The final moment of victory, Don and I enjoying the only things we could get from the concierge people as they packed everything up, one cold water and one cold Diet Coke.  The race announcer told everyone at the start of the race that if you did not have your vehicle out of the speedway by 3:30pm it would be towed.  The picture above was taken at 3:15pm as we scurried to our vehicles right after this photo.
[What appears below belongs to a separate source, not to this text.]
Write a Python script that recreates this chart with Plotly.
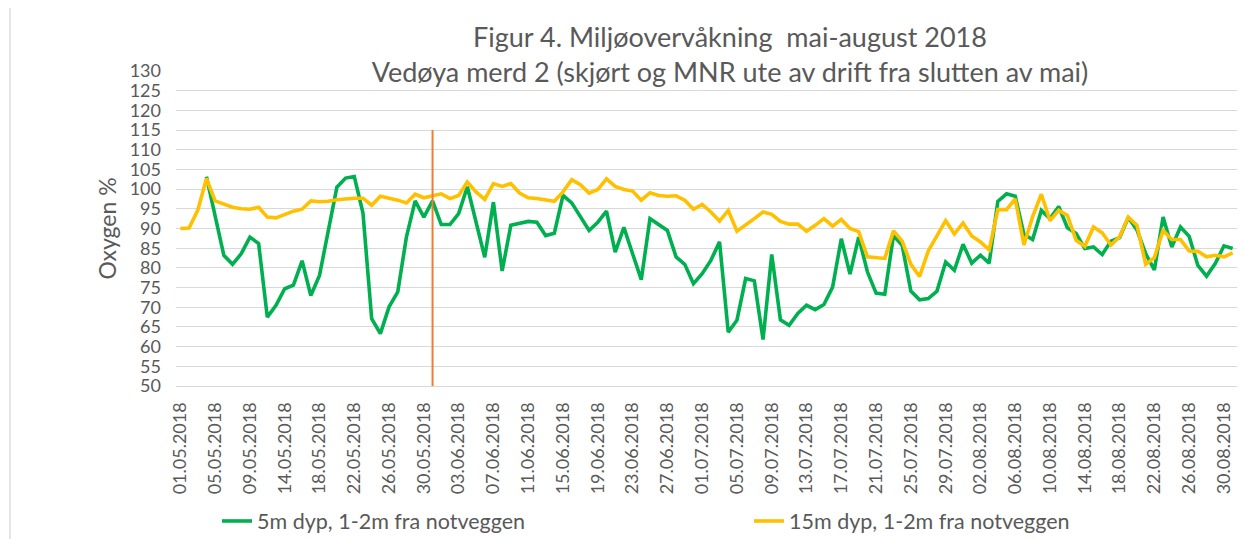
import plotly.graph_objects as go
import pandas as pd

# --- data -----------------------------------------------------------------
TITLE_LINES = [
    "Figur 4. Miljøovervåkning\u00a0 mai-august 2018",
    "Vedøya merd 2 (skjørt og MNR ute av drift fra slutten av mai)",
]
Y_TITLE = "Oxygen %"

# one day has no measurement between 09.05 and 14.05
MISSING_DATE = "13.05.2018"
DATES = [d for d in pd.date_range("2018-05-01", "2018-08-31").strftime("%d.%m.%Y")
         if d != MISSING_DATE]

TICK_LABELS = [
    "01.05.2018", "05.05.2018", "09.05.2018", "14.05.2018", "18.05.2018",
    "22.05.2018", "26.05.2018", "30.05.2018", "03.06.2018", "07.06.2018",
    "11.06.2018", "15.06.2018", "19.06.2018", "23.06.2018", "27.06.2018",
    "01.07.2018", "05.07.2018", "09.07.2018", "13.07.2018", "17.07.2018",
    "21.07.2018", "25.07.2018", "29.07.2018", "02.08.2018", "06.08.2018",
    "10.08.2018", "14.08.2018", "18.08.2018", "22.08.2018", "26.08.2018",
    "30.08.2018",
]

SERIES_5M = "5m dyp, 1-2m fra notveggen"
SERIES_15M = "15m dyp, 1-2m fra notveggen"

OXY_5M = [
    None, None, None, 103.2, 93.0, 83.2, 80.9, 83.6, 87.8, 86.2,
    67.5, 70.5, 74.7, 75.6, 81.8, 73.0, 78.1, 89.0, 100.5, 102.8,
    103.2, 93.9, 67.1, 63.3, 70.1, 73.9, 87.9, 97.0, 92.9, 97.0,
    91.0, 91.0, 93.8, 100.6, 91.5, 82.7, 96.7, 79.2, 90.8, 91.4,
    91.8, 91.6, 88.2, 88.8, 98.4, 96.5, 92.9, 89.5, 91.6, 94.4,
    84.0, 90.3, 83.6, 77.0, 92.5, 91.1, 89.5, 82.8, 80.9, 76.0,
    78.5, 81.9, 86.6, 63.7, 66.7, 77.3, 76.7, 61.8, 83.4, 66.8,
    65.4, 68.4, 70.5, 69.4, 70.7, 75.1, 87.4, 78.4, 87.8, 79.0,
    73.6, 73.3, 88.2, 85.7, 74.1, 71.9, 72.2, 74.1, 81.5, 79.4,
    86.0, 81.2, 83.2, 81.2, 96.9, 98.8, 98.2, 88.5, 87.2, 94.6,
    92.5, 95.6, 90.2, 88.7, 84.9, 85.3, 83.4, 86.8, 87.7, 92.8,
    89.6, 83.6, 79.5, 92.9, 85.3, 90.4, 88.0, 80.6, 77.9, 81.1,
    85.6, 84.9,
]

OXY_15M = [
    90.0, 90.1, 94.6, 102.7, 97.0, 96.1, 95.4, 95.0, 94.9, 95.4,
    92.9, 92.7, 93.5, 94.4, 94.9, 97.0, 96.8, 96.9, 97.3, 97.6,
    97.7, 97.7, 95.9, 98.2, 97.8, 97.2, 96.5, 98.7, 97.8, 98.4,
    98.8, 97.6, 98.4, 101.8, 99.3, 97.4, 101.4, 100.7, 101.4, 99.0,
    97.8, 97.6, 97.3, 96.9, 99.3, 102.4, 101.1, 99.0, 99.9, 102.6,
    100.7, 99.9, 99.5, 97.2, 99.1, 98.4, 98.2, 98.3, 97.2, 94.9,
    96.1, 94.2, 91.9, 94.6, 89.3, 90.8, 92.5, 94.2, 93.6, 91.8,
    91.1, 91.1, 89.3, 90.8, 92.5, 90.6, 92.3, 90.0, 89.2, 82.8,
    82.6, 82.4, 89.4, 86.8, 80.9, 77.8, 84.3, 88.1, 92.0, 88.6,
    91.4, 88.1, 86.6, 84.6, 94.8, 94.8, 97.5, 85.8, 93.0, 98.7,
    92.0, 94.6, 93.3, 87.0, 85.5, 90.4, 88.9, 85.8, 87.9, 92.9,
    90.8, 80.9, 82.6, 89.5, 87.2, 87.2, 84.3, 84.2, 82.8, 83.2,
    82.8, 83.8,
]

# skirt and MNR out of service from end of May
EVENT_DATE = "31.05.2018"
EVENT_SPAN = [50, 115]

# --- layout constants -----------------------------------------------------
# the page body has an 8px margin, so the figure is 8px smaller than the window
W, H = 1240, 531
M_L, M_R, M_T, M_B = 168, 11, 63, 153
PLOT_W = W - M_L - M_R
PLOT_H = H - M_T - M_B
GREY = "#595959"
GRID = "#D9D9D9"
FONT = "Lato, 'Open Sans', sans-serif"

fig = go.Figure()

fig.add_trace(go.Scatter(
    x=DATES, y=OXY_5M, mode="lines", name=SERIES_5M,
    line=dict(color="#00B050", width=3.6), connectgaps=False,
))
fig.add_trace(go.Scatter(
    x=DATES, y=OXY_15M, mode="lines", name=SERIES_15M,
    line=dict(color="#FFC000", width=3.6),
))
fig.add_trace(go.Scatter(
    x=[EVENT_DATE, EVENT_DATE], y=EVENT_SPAN, mode="lines",
    line=dict(color="#ED7D31", width=2), showlegend=False, hoverinfo="skip",
))

fig.update_layout(
    width=W, height=H,
    margin=dict(l=M_L, r=M_R, t=M_T, b=M_B, autoexpand=False),
    paper_bgcolor="white", plot_bgcolor="white",
    font=dict(family=FONT, color=GREY, size=20),
    title=dict(
        text="<br>".join(TITLE_LINES),
        x=722 / W, xanchor="center",
        y=1 - 39 / H, yanchor="top",
        font=dict(family=FONT, size=27, color=GREY),
    ),
    showlegend=True,
    legend=dict(
        orientation="h",
        x=(209 - M_L) / PLOT_W, xanchor="left",
        y=-(513 - (M_T + PLOT_H)) / PLOT_H, yanchor="middle",
        font=dict(size=21.5, color=GREY),
        entrywidth=487, entrywidthmode="pixels",
        bgcolor="rgba(0,0,0,0)",
    ),
)

fig.update_xaxes(
    type="category",
    categoryorder="array", categoryarray=DATES,
    range=[-0.5, len(DATES) - 0.5],
    tickmode="array", tickvals=TICK_LABELS, ticktext=TICK_LABELS,
    tickangle=-90, tickfont=dict(size=18, color=GREY),
    ticks="", ticklabelstandoff=8,
    showgrid=False, zeroline=False,
    showline=True, linecolor=GRID, linewidth=1.3,
)

fig.update_yaxes(
    range=[50, 130], tick0=50, dtick=5,
    tickfont=dict(size=18, color=GREY),
    ticks="", ticklabelstandoff=14,
    showgrid=True, gridcolor=GRID, gridwidth=1.3,
    zeroline=False, showline=False,
    title=dict(text=Y_TITLE, font=dict(size=23, color=GREY), standoff=6),
)

# thin frame line at the left edge of the chart area
fig.add_shape(
    type="line", xref="paper", yref="paper",
    x0=(2 - M_L) / PLOT_W, x1=(2 - M_L) / PLOT_W,
    y0=-M_B / PLOT_H, y1=1 + M_T / PLOT_H,
    line=dict(color=GRID, width=1.3),
)

fig.write_html("out.html")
Now Don apologized to me for finding this ride but I keep telling him it is not his fault.  Heck how would we know that riding bikes along highways, industrial parks, chip and seal roads would be so bad if we hadn't done it in the first place.  That is why these are adventures, we do them to find out what they are about and hopefully live to tell the horror stories later.  Oh I almost forgot to mention the extra fun they gave us and that was when we made it to the speedway after our second loop of fun we had to do two laps around the outside of the parking lots surrounding the speedway.  Now TMS holds like 200,000 people so you are basically circling a small city twice just to finish the 100 miles.  I told Don that he has to do the Autumn in Bonham this year in October to see what a good race is like.  They don't take us on any highways and each small quaint town hosts a rest stop with all sorts of chairs, firefighters, ham radio operators, food, and fun.  They even have real SAG vehicles in Bonham.  This race had people at rest stops driving around looking for people on the course as to see when they could tear the rest stop down, not your typical SAG vehicles.  They say your first time is supposed to be memorable and this definitely was that because we lived to tell the funny stories.

1 comment:

  1. Good for you! My husband and son are doing 30+ miles for one of the JDRF rides this summer, and that's plenty (though hubby has done a century before).